The ISPs involved with Phorm will obtain the permission of their customers to be snooped upon (albeit this permission is rather an afterthought, and early trials didn’t bother with such niceties). Unfortunately for the ISPs, in the UK this is necessary but not sufficient, because interception is illegal unless BOTH ends of the communication give permission. This is a fundamental (and clearly intentional) change made by Parliament in 2000 from the previous one-sided regime. What’s more, the 2002 EU “Directive on Privacy and Electronic Communications” also makes it clear that both ends’ permission is needed.

As it happens, the two-sided requirement gave the legislators several headaches, and so there are special provisions to permit the police to listen in to a kidnapper’s ransom demand and secondary legislation sets out “Lawful Business Practice” to permit stockbrokers to record their instructions, and call centres to perform quality monitoring. None of what the ISPs intend will come under Lawful Business Practice.

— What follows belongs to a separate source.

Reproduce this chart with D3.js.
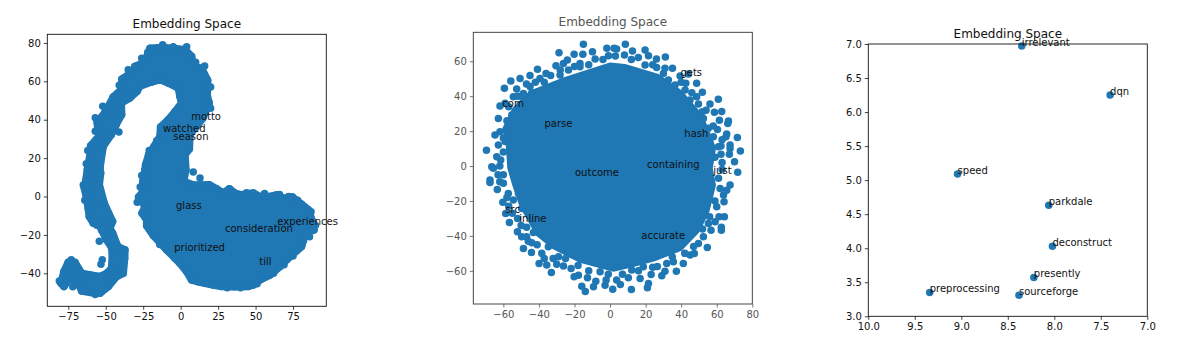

Readers may be surprised to have got this far without any mention of the UK’s Data Protection Act 1998 (DPA). It is relevant, in that the Phorm system will regularly be processing “sensitive” personal data and must therefore arrange for an informed opt-in. However, not much more of the DPA will apply because Phorm has carefully designed its systems to evade the provisions of the Act – and providing pseudonyms for users in the form of unique identifiers gets them an awfully long way.

But the real reason the DPA is scarcely relevant is that people’s outrage at the system is expressed in the language of privacy, and there is a significant difference between “privacy” and “data protection”.

When the taxman looks at your financial affairs, they trample all over your privacy, but their systems are completely DPA compliant. Likewise, the Phorm system may learn that someone they know of by an opaque identifier is fascinated by the prospect of travelling to Israel, and they will stay with the letter of the DPA law. However, they’ve learnt something very private about that user’s opinions. If they were a Saudi Arabian student studying in the UK, subsequent serving of targeted adverts, and the information thereby revealed, could lead to embarrassment or much worse.

The bottom line for me, when I consider the Phorm system, is that having ISPs snoop into the personal lives of their customers for a trivial financial gain is inherently objectionable. It is simply not what ISPs should be doing. That the system turns out to infringe a number of laws should simplify blocking its deployment; it’s not the reason that it has to be stopped.